Pendant la journée, des rabbanim et des Admorim venaient le trouver pour lui poser des questions de halakhah. Il recevait tout le monde aimablement, même les gens simples qu’il se levait pour accueillir. Il disait bonjour le premier à tout le monde. Et en particulier le Chabat, il faisait attention à dire Chabat Chalom à tous ceux qu’il rencontrait en chemin. Rabbi Moché n’était pas seulement un gaon prodigieux en Torah, c’était également un gaon en humilité. Il avait un cœur d’or, et aimait tout homme qui a été créé à l’image de Dieu.

Il avait l’habitude d’ouvrir un lit pliant à deux heures, sur lequel il s’allongeait pendant trois quarts d’heure environ. Un jour, j’ai vu qu’il était en train d’étudier et n’était pas couché sur ce lit.
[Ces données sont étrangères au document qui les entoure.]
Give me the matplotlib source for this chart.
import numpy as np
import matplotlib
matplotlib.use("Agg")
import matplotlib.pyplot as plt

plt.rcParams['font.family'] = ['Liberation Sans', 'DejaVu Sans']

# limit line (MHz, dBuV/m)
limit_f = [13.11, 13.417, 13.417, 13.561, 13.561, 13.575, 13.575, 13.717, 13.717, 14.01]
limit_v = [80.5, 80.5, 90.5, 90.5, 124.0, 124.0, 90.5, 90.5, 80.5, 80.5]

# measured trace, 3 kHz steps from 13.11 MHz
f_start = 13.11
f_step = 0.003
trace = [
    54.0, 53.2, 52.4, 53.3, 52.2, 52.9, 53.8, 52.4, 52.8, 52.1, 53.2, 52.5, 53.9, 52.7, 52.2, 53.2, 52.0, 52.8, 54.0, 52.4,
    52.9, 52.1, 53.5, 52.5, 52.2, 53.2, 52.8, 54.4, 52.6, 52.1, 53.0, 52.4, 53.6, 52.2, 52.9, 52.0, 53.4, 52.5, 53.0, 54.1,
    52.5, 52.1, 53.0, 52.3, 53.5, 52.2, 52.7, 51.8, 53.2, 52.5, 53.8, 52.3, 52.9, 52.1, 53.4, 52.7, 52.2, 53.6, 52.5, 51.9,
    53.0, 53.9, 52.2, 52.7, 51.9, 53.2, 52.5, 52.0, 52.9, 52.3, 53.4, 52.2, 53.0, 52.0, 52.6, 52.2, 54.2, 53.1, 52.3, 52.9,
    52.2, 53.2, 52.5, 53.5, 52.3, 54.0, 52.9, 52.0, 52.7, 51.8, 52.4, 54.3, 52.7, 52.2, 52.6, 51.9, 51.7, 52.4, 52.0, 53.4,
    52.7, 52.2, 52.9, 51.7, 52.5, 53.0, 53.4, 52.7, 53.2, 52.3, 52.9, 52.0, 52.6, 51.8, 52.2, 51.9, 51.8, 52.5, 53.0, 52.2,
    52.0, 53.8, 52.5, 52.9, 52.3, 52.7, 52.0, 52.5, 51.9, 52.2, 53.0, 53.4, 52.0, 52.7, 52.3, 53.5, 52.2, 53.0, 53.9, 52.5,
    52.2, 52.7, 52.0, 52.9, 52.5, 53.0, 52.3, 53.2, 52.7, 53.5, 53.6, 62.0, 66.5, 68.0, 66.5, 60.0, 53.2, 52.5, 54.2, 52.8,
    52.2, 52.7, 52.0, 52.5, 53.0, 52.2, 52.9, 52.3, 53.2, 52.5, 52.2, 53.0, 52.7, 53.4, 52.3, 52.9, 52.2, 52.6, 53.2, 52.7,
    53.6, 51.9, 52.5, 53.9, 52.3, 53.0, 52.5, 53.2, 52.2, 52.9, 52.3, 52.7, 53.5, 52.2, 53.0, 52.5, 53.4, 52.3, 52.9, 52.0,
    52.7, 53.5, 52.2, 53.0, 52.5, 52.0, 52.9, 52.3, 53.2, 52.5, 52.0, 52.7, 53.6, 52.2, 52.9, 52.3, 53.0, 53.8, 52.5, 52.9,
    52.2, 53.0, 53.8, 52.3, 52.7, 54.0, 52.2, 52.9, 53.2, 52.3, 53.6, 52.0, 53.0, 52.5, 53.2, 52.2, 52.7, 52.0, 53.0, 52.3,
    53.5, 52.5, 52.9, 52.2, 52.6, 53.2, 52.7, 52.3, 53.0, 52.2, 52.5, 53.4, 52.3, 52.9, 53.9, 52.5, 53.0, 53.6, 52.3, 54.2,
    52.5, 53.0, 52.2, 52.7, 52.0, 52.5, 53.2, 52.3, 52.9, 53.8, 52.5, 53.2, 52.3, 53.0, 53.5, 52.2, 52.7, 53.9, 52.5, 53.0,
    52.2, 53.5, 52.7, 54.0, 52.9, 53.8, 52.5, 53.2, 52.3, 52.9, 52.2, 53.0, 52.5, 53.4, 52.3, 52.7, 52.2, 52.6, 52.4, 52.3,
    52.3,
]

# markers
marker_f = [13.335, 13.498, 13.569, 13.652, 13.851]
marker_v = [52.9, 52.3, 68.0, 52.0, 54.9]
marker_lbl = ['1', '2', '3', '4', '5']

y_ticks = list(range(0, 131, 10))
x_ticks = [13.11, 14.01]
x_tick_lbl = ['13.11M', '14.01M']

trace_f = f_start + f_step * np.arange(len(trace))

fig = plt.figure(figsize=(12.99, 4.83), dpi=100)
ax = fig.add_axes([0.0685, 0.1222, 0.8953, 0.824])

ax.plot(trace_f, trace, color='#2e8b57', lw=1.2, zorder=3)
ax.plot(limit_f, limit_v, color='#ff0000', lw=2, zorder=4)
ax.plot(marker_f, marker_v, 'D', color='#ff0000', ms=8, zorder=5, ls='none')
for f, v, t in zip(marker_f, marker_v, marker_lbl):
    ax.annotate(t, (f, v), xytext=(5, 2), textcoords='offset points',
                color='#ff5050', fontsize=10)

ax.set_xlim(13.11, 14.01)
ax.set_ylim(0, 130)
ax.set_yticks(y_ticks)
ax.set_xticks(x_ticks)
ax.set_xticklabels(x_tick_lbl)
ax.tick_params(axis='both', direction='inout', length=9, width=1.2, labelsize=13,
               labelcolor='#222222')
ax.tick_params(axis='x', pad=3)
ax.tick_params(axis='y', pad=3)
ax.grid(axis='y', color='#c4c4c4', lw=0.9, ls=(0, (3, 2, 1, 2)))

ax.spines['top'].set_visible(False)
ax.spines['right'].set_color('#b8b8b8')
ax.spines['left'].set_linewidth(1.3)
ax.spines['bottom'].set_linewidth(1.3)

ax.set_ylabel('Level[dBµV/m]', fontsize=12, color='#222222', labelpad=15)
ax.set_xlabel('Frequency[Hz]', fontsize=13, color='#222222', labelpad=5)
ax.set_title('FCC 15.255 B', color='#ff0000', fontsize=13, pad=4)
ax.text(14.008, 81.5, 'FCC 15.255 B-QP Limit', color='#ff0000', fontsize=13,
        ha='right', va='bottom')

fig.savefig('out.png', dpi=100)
Je me suis approché pour lui demander pourquoi il avait modifié son habitude, et il m’a répondu simplement : « Votre jeune fils (il avait trois ans) s’est approché de moi et m’a dit qu’il voulait se coucher sur le lit, alors je suis descendu du lit et je l’ai couché dessus. Votre fils m’a fait étudier davantage de Torah ! » Et il ajouta, un sourire aux lèvres, « qu’il en soit remercié ! » Je me suis approché du lit et j’ai vu mon fils endormi du sommeil du juste…

Cet été-là j’ai vu aussi comment il répondait longuement aux questions sans regarder un livre. Un jour, il m’a laissé regarder une réponse qui était écrite sur dix-sept grands feuillets. J’ai vu qu’il avait tout écrit sans regarder aucun livre.
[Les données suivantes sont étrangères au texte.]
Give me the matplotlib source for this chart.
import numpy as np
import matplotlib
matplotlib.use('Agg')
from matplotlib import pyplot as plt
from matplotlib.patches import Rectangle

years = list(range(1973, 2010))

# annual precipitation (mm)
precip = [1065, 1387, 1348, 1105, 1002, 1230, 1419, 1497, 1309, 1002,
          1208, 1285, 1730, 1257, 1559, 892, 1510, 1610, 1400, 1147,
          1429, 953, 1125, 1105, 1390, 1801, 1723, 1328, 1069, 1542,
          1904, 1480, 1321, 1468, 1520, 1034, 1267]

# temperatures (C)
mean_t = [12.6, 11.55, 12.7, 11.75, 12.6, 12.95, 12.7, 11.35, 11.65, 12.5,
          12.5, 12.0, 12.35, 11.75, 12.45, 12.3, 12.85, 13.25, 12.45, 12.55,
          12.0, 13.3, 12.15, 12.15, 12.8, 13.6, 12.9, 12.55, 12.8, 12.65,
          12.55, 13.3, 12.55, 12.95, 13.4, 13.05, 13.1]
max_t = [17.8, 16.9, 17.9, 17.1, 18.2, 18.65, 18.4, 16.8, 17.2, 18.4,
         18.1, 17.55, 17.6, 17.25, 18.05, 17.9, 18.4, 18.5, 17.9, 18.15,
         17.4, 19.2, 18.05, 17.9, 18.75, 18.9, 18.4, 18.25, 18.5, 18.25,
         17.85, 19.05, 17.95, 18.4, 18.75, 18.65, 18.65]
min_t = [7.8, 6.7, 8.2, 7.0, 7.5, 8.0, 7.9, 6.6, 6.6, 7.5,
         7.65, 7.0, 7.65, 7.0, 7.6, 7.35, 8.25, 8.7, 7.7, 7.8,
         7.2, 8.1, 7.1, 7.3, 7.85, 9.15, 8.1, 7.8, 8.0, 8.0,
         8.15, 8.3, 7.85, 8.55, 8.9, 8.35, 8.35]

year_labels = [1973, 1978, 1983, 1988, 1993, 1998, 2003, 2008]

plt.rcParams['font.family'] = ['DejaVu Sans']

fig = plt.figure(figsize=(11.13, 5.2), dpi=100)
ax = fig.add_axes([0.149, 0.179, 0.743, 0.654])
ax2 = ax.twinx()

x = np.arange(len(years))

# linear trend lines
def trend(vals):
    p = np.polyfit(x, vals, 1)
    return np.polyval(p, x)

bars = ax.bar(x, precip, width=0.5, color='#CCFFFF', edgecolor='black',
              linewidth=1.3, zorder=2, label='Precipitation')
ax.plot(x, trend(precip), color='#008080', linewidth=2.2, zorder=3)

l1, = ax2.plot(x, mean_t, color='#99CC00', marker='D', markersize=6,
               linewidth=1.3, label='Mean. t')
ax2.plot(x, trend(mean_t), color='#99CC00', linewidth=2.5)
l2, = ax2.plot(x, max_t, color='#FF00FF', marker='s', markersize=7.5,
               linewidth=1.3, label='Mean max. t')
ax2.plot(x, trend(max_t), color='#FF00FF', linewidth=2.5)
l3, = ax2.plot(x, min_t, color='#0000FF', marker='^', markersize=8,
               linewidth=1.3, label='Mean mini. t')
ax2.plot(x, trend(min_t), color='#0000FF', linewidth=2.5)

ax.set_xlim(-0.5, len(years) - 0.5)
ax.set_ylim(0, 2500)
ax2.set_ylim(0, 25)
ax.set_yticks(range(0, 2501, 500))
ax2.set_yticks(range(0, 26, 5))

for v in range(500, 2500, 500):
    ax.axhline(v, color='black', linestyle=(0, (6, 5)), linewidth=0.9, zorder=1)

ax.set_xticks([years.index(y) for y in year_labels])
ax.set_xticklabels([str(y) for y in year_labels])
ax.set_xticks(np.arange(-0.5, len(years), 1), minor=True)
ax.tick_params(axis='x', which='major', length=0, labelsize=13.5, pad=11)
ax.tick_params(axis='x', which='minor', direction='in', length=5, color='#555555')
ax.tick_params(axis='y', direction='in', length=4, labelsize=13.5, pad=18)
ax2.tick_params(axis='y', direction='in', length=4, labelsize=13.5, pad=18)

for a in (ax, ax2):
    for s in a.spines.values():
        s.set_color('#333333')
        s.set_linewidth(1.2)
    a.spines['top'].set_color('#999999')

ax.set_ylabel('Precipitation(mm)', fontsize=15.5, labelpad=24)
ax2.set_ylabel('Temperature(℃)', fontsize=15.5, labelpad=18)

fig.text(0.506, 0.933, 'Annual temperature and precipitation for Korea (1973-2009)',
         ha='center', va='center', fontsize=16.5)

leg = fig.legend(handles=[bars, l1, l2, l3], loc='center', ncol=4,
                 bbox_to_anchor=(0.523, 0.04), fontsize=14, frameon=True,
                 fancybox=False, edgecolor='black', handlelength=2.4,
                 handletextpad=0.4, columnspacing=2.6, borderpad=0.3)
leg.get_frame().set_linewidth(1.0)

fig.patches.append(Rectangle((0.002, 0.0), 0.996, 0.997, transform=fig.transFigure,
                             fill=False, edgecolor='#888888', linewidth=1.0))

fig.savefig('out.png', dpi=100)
A Ticha BeAv, il faisait attention à respecter toutes les coutumes écrites dans le Choul’han Aroukh. Après la prière et la récitation des chants de deuil, que l’on disait presque jusqu’à midi, il demanda qu’on lise le livre des Lamentations. Nous lui répondîmes qu’il n’y avait là personne qui sache le lire. Immédiatement, il s’assit par terre et nous lut le livre des Lamentations. Ensuite il voulut aller au cimetière. Craignant pour sa santé, je lui dis que le chemin du cimetière était très long et que c’était une journée très chaude. Il insista et voulut absolument accomplir cette coutume. Il est superflu de dire que j’ai respecté son désir.
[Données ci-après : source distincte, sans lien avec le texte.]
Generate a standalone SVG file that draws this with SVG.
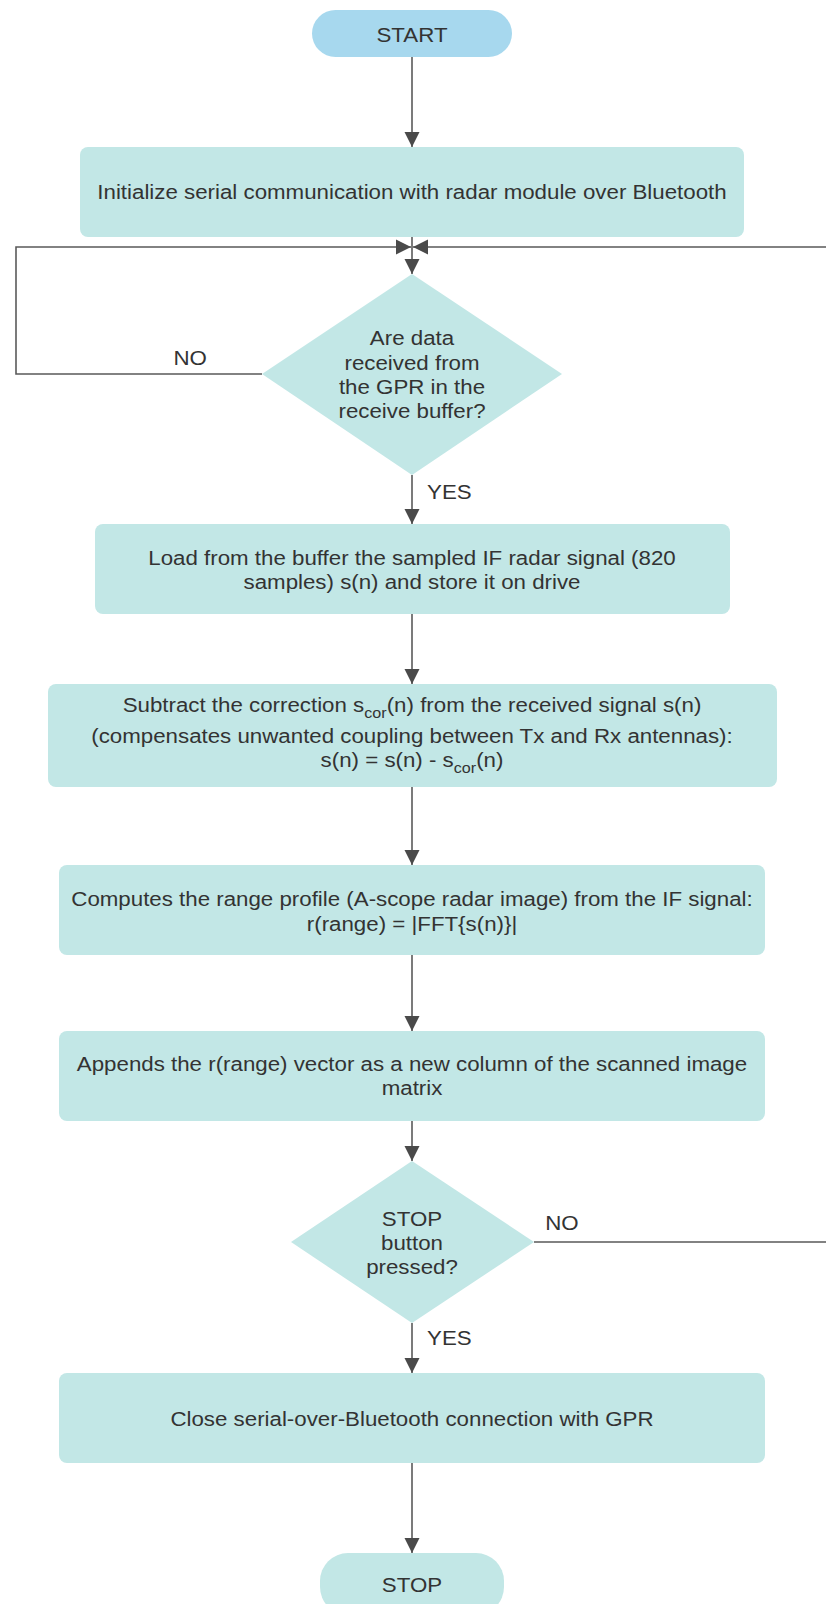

La nuit, après la prière du soir, nous nous asseyions sous un arbre pour discuter des nouvelles de la journée. On voyait qu’il voulait se reposer un peu après une difficile journée d’écriture. Cette été-là, il préparait ses cours pour l’impression. Il me dit : « J’ai des commentaires sur tout le Talmud et sur l’ordre Zeraïm du Yérouchalmi. »

Bien qu’il consacrât ses jours et ses nuits à l’étude de la Torah et à l’écriture de ses livres, Iggerot Moché et Diberot Moché, Rabbi Moché était toujours prêt à aider le prochain. Il avait l’habitude de visiter des foyers juifs aux jours de la joie et aux jours de deuil. Même quand il était très malade, sa maison était ouverte aux visiteurs. Dans les derniers jours de sa vie, il dit à sa famille : « Je n’ai plus de force, je ne peux plus prendre de décision halakhique. » Apparemment, c’est comme s’il avait dit : « Mon rôle dans la vie est terminé. »

Huit ans avant sa mort, les médecins décidèrent de lui greffer un régulateur cardiaque. Il demanda qu’on lui donne le temps d’y réfléchir. Il invoquait la raison que bientôt le Machia’h allait venir et que le Sanhédrin reviendrait à sa place au Lichkat HaGazit. Il ne savait pas s’il pourrait siéger au Sanhédrin, car la halakhah est qu’on ne laisse pas siéger un homme infirme, et il se demandait si un homme qui porte un régulateur est considéré comme un infirme ou pas.

Il réfléchit et décida que c’était permis. Mais à cause de nos fautes, il fut emporté avant la venue du Machia’h.

Son cercueil fut inhumé à Har HaMenou’hot à Jérusalem, à côté des tombes du Admor de Belz et du gaon de Tchibin.